I’m sorry this photo doesn’t do the salad justice. There were 3 starving women at my house for girls’ night and they were about to attack when I decided to stop and take pictures of our food.

Is anyone else excited that blueberries are coming into season? This salad is one of my favorite ways to use the fresh berries and everyone I introduce to it always raves. If you know me and you glance at the ingredient list, you may be surprised that I like this salad. I am a devoted, card-carrying blue cheese hater. I have tried for years to like the pungent stuff but it just isn’t happening. If I unknowingly order something laced with it, not only can I taste it right away, but I will give my food away to keep from having to eat it. Being hungry is better than eating blue cheese :)

I’m telling you all that to encourage any other like-minded blue cheese nay-sayers to give this salad a chance. There is something about the combination of the flavors in the vinaigrette, nuts, and greens that melds with the blue cheese and makes it way less offensive. I would dare say not even offensive at all. Actually, this salad is quite delicious and is a regular on our table. So if you are thinking about subbing out the blue cheese with something else, try it at least once as written.

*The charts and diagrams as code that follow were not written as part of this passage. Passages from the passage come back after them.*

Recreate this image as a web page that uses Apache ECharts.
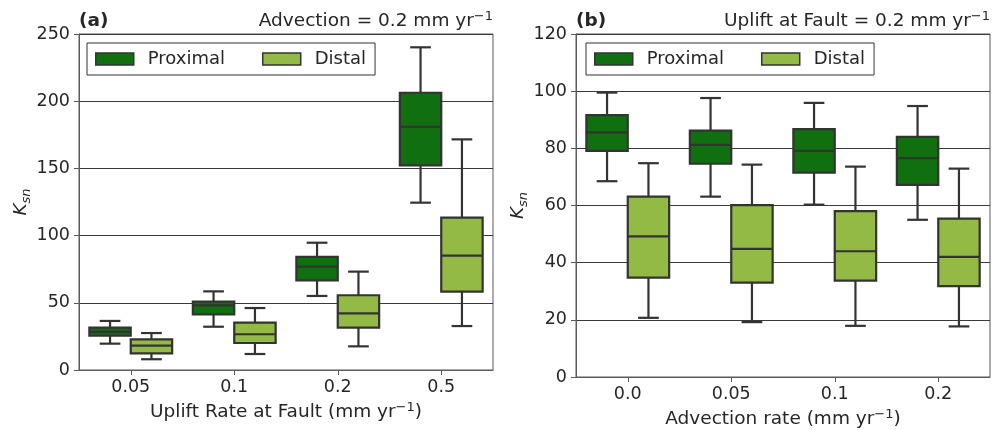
<!DOCTYPE html>
<html>
<head>
<meta charset="utf-8">
<script src="https://cdn.jsdelivr.net/npm/echarts@6/dist/echarts.min.js"></script>
<style>
  html, body { margin: 0; padding: 0; background: #ffffff; }
  #chart { width: 1004px; height: 430px; }
</style>
</head>
<body>
<div id="chart"></div>
<script>
// Category labels of the two panels
const upliftCats = ['0.05', '0.1', '0.2', '0.5'];
const advectionCats = ['0.0', '0.05', '0.1', '0.2'];

// Box statistics per category: [lower whisker, Q1, median, Q3, upper whisker]
const upliftProximal = [
  [19.6, 25.5, 28.3, 31.5, 36.5],
  [32.2, 41.4, 48.1, 50.8, 58.5],
  [55.1, 66.7, 76.9, 84.1, 94.7],
  [124.5, 152.3, 181.0, 206.3, 240.1]
];
const upliftDistal = [
  [8.0, 12.4, 18.1, 22.8, 27.5],
  [11.9, 20.1, 26.6, 35.2, 46.1],
  [17.6, 31.5, 42.2, 55.6, 73.2],
  [32.7, 58.3, 85.1, 113.3, 171.6]
];
const advectionProximal = [
  [68.5, 79.1, 85.6, 91.6, 99.5],
  [63.1, 74.6, 81.2, 86.2, 97.6],
  [60.3, 71.5, 79.1, 86.7, 95.9],
  [55.0, 67.2, 76.6, 84.0, 94.8]
];
const advectionDistal = [
  [20.7, 34.8, 49.2, 63.1, 74.8],
  [19.2, 33.0, 44.8, 60.1, 74.3],
  [17.9, 33.7, 44.0, 58.0, 73.6],
  [17.7, 31.8, 42.0, 55.4, 72.9]
];

// Y axis ticks
const upliftTicks = { min: 0, max: 250, interval: 50 };
const advectionTicks = { min: 0, max: 120, interval: 20 };

const FONT = 'DejaVu Sans';
const TXT = '#262626';
const EDGE = '#333333';
const FRAME = '#5a5a5a';
const GRIDLINE = '#3a3a3a';
const COLOR_PROX = '#107010';
const COLOR_DIST = '#93ba45';
const TICK_SIZE = 17.5;
const LABEL_SIZE = 18.5;

// rich-text styles for a main run plus a superscript run
function supRich(size, weight) {
  return {
    t: { fontSize: size, fontFamily: FONT, color: TXT, fontWeight: weight || 'normal', verticalAlign: 'middle' },
    s: { fontSize: Math.round(size * 0.7), fontFamily: FONT, color: TXT, fontWeight: 'normal', verticalAlign: 'top' }
  };
}
// rich-text styles for italic K with subscript "sn"
const ksnRich = {
  k: { fontSize: 18.5, fontFamily: FONT, fontStyle: 'italic', color: TXT, verticalAlign: 'middle' },
  s: { fontSize: 13, fontFamily: FONT, fontStyle: 'italic', color: TXT, verticalAlign: 'bottom' }
};

function toRows(stats) {
  return stats.map((s, i) => [i].concat(s));
}

// One box per category, shifted left (side=-1) or right (side=+1) of the category centre
function drawBox(side, fill) {
  return function (params, api) {
    const i = api.value(0);
    const band = api.size([1, 0])[0];
    const half = band * 0.2;
    const cx = api.coord([i, 0])[0] + side * half;
    const py = k => api.coord([i, api.value(k)])[1];
    const lo = py(1), q1 = py(2), med = py(3), q3 = py(4), hi = py(5);
    const line = { stroke: EDGE, lineWidth: 2.2 };
    const cap = half / 2;
    return {
      type: 'group',
      children: [
        { type: 'line', shape: { x1: cx, y1: q1, x2: cx, y2: lo }, style: line },
        { type: 'line', shape: { x1: cx, y1: q3, x2: cx, y2: hi }, style: line },
        { type: 'line', shape: { x1: cx - cap, y1: lo, x2: cx + cap, y2: lo }, style: line },
        { type: 'line', shape: { x1: cx - cap, y1: hi, x2: cx + cap, y2: hi }, style: line },
        { type: 'rect', shape: { x: cx - half, y: q3, width: 2 * half, height: q1 - q3 },
          style: { fill: fill, stroke: EDGE, lineWidth: 2.2 } },
        { type: 'line', shape: { x1: cx - half, y1: med, x2: cx + half, y2: med }, style: line }
      ]
    };
  };
}

function boxSeries(name, axisIdx, stats, side, color) {
  return {
    type: 'custom',
    name: name,
    xAxisIndex: axisIdx,
    yAxisIndex: axisIdx,
    data: toRows(stats),
    encode: { x: 0, y: [1, 2, 3, 4, 5] },
    itemStyle: { color: color, borderColor: EDGE, borderWidth: 1.5 },
    renderItem: drawBox(side, color),
    silent: true
  };
}

function xAxisFor(gridIndex, cats, nameText) {
  return {
    type: 'category',
    gridIndex: gridIndex,
    data: cats,
    boundaryGap: true,
    axisLine: { show: true, lineStyle: { color: FRAME, width: 1 } },
    axisTick: { show: true, alignWithLabel: true, length: 5, lineStyle: { color: FRAME } },
    axisLabel: { fontSize: TICK_SIZE, fontFamily: FONT, color: TXT, margin: 8 },
    splitLine: { show: false },
    name: nameText,
    nameLocation: 'middle',
    nameGap: 31,
    nameTextStyle: { lineHeight: 23, rich: supRich(LABEL_SIZE) }
  };
}

function yAxisFor(gridIndex, ticks) {
  return {
    type: 'value',
    gridIndex: gridIndex,
    min: ticks.min,
    max: ticks.max,
    interval: ticks.interval,
    axisLine: { show: true, lineStyle: { color: FRAME, width: 1 } },
    axisTick: { show: true, length: 5, lineStyle: { color: FRAME } },
    axisLabel: { fontSize: TICK_SIZE, fontFamily: FONT, color: TXT, margin: 9 },
    splitLine: { show: true, lineStyle: { color: GRIDLINE, width: 1 } },
    name: '{k|K}{s|sn}',
    nameLocation: 'middle',
    nameGap: 46,
    nameTextStyle: { lineHeight: 24, rich: ksnRich }
  };
}

function legendAt(left) {
  return {
    left: left,
    top: 43,
    orient: 'horizontal',
    icon: 'rect',
    itemWidth: 38,
    itemHeight: 12,
    itemGap: 37,
    padding: [7, 9, 7, 8],
    borderColor: '#333333',
    borderWidth: 1,
    backgroundColor: '#ffffff',
    selectedMode: false,
    textStyle: { fontSize: 18, fontFamily: FONT, color: TXT, padding: [0, 0, 0, 9] },
    data: [
      { name: 'Proximal', itemStyle: { color: COLOR_PROX, borderColor: EDGE, borderWidth: 1.5 } },
      { name: 'Distal', itemStyle: { color: COLOR_DIST, borderColor: EDGE, borderWidth: 1.5 } }
    ]
  };
}

function titleAt(pos, text, rich) {
  return Object.assign({
    top: 10, padding: 0, text: text,
    textStyle: { lineHeight: 23, fontWeight: 'normal', rich: rich }
  }, pos);
}

const chart = echarts.init(document.getElementById('chart'), null, { renderer: 'canvas' });

chart.setOption({
  animation: false,
  backgroundColor: '#ffffff',
  title: [
    titleAt({ left: 79 }, '{t|(a)}', supRich(LABEL_SIZE, 'bold')),
    titleAt({ right: 511 }, '{t|Advection = 0.2 mm yr}{s|−1}', supRich(LABEL_SIZE)),
    titleAt({ left: 576 }, '{t|(b)}', supRich(LABEL_SIZE, 'bold')),
    titleAt({ right: 14 }, '{t|Uplift at Fault = 0.2 mm yr}{s|−1}', supRich(LABEL_SIZE))
  ],
  legend: [legendAt(87), legendAt(586)],
  grid: [
    { left: 79, top: 34, width: 414, height: 336, show: true, borderColor: FRAME, borderWidth: 1,
      backgroundColor: 'transparent', outerBoundsMode: 'none' },
    { left: 576, top: 34, width: 414, height: 343, show: true, borderColor: FRAME, borderWidth: 1,
      backgroundColor: 'transparent', outerBoundsMode: 'none' }
  ],
  xAxis: [
    xAxisFor(0, upliftCats, '{t|Uplift Rate at Fault (mm yr}{s|−1}{t|)}'),
    xAxisFor(1, advectionCats, '{t|Advection rate (mm yr}{s|−1}{t|)}')
  ],
  yAxis: [
    yAxisFor(0, upliftTicks),
    yAxisFor(1, advectionTicks)
  ],
  series: [
    boxSeries('Proximal', 0, upliftProximal, -1, COLOR_PROX),
    boxSeries('Distal', 0, upliftDistal, 1, COLOR_DIST),
    boxSeries('Proximal', 1, advectionProximal, -1, COLOR_PROX),
    boxSeries('Distal', 1, advectionDistal, 1, COLOR_DIST)
  ]
});
</script>
</body>
</html>
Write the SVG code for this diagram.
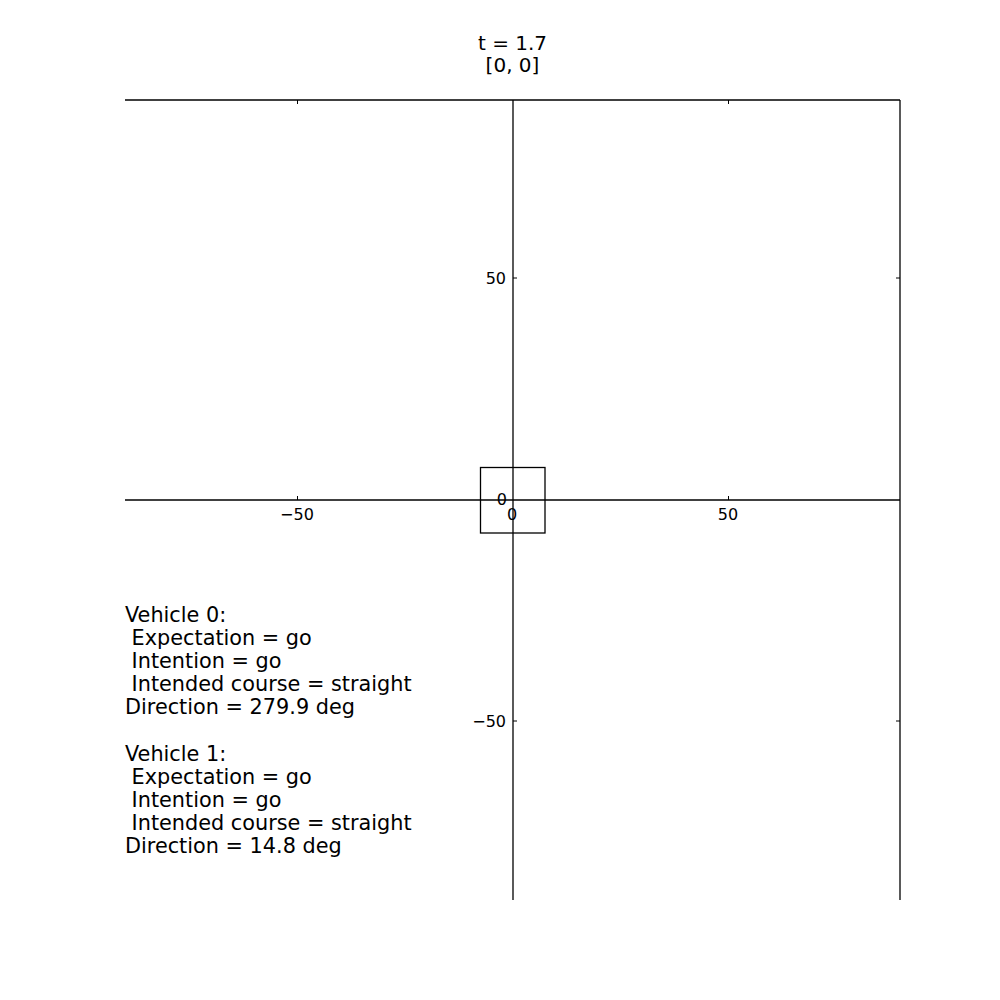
<svg xmlns="http://www.w3.org/2000/svg" width="1000" height="1000" viewBox="0 0 1000 1000">
<style>
text{font-family:"DejaVu Sans",sans-serif;fill:#000}
.tk{font-size:16px}
.ti{font-size:20px;text-anchor:middle}
.tb{font-size:20.8px}
.ax{stroke:#000;stroke-width:1.3;fill:none}
.tick{stroke:#000;stroke-width:1;fill:none}
</style>
<rect width="1000" height="1000" fill="#fff"/>
<g id="title">
<text class="ti" x="512.5" y="50">t = 1.7</text>
<text class="ti" x="512.5" y="72">[0, 0]</text>
</g>
<g id="axes">
<line class="ax" x1="125" y1="100" x2="900" y2="100"/>
<line class="ax" x1="900" y1="100" x2="900" y2="900"/>
<line class="ax" x1="125" y1="500" x2="900" y2="500"/>
<line class="ax" x1="513" y1="100" x2="513" y2="900"/>
<path class="tick" d="M297.5 100v4M728.5 100v4M297.5 500v-4M728.5 500v-4M900 278h-4M900 721h-4M513 278h4M513 721h4"/>
<text class="tk" x="297" y="520" text-anchor="middle">−50</text>
<text class="tk" x="512" y="520" text-anchor="middle">0</text>
<text class="tk" x="728" y="520" text-anchor="middle">50</text>
<text class="tk" x="506" y="284" text-anchor="end">50</text>
<text class="tk" x="507" y="505" text-anchor="end">0</text>
<text class="tk" x="506" y="727" text-anchor="end">−50</text>
</g>
<g id="vehicle-box">
<rect x="480.5" y="467.5" width="64.5" height="65.5" fill="none" stroke="#000" stroke-width="1.3"/>
</g>
<g id="info">
<text class="tb" x="125" y="622">Vehicle 0:</text>
<text class="tb" x="125" y="645" xml:space="preserve"> Expectation = go</text>
<text class="tb" x="125" y="668" xml:space="preserve"> Intention = go</text>
<text class="tb" x="125" y="691" xml:space="preserve"> Intended course = straight</text>
<text class="tb" x="125" y="714">Direction = 279.9 deg</text>
<text class="tb" x="125" y="761">Vehicle 1:</text>
<text class="tb" x="125" y="784" xml:space="preserve"> Expectation = go</text>
<text class="tb" x="125" y="807" xml:space="preserve"> Intention = go</text>
<text class="tb" x="125" y="830" xml:space="preserve"> Intended course = straight</text>
<text class="tb" x="125" y="853">Direction = 14.8 deg</text>
</g>
</svg>
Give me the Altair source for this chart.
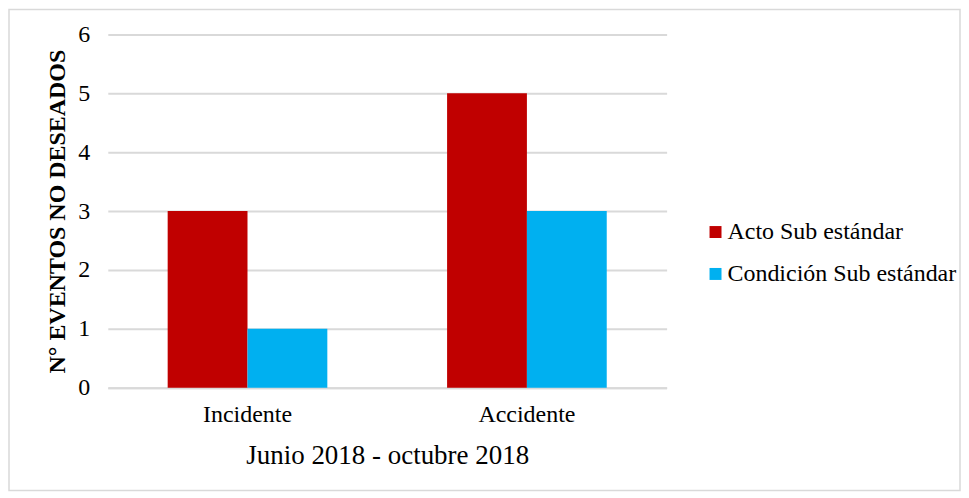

You won’t be disappointed.

This recipe comes from the out-of-print Bay Tables: Savor the Abundance by the Junior League of Mobile. If you can get your hands on a copy of this book, you will love it. I haven’t been disappointed yet and I will try to share some of my other favorites as I make them.

Spinach Salad Blues
Yield: 6 servings

1 shallot, peeled
1 1/2 pints fresh blueberries
1 teaspoon salt
3 tablespoons sugar
1/3 cup raspberry vinegar
1 cup vegetable oil
2 bunches spinach leaves, trimmed and washed
2/3 cup crumbled blue cheese
1/2 cup chopped toasted pecans

Combine the shallot, 1/2 pint of blueberries, salt, sugar, vinegar, and oil in a blender and blend well. Combine the spinach, remaining berries, blue cheese, and pecans in a large salad bowl and toss to mix well. Add the desired amount of blueberry vinaigrette (you will probably have more than enough) just before serving and toss until well coated.

I couldn’t resist — I was having fun with some new features on my photo editing software. And this is a glimpse of the new blender I got recently.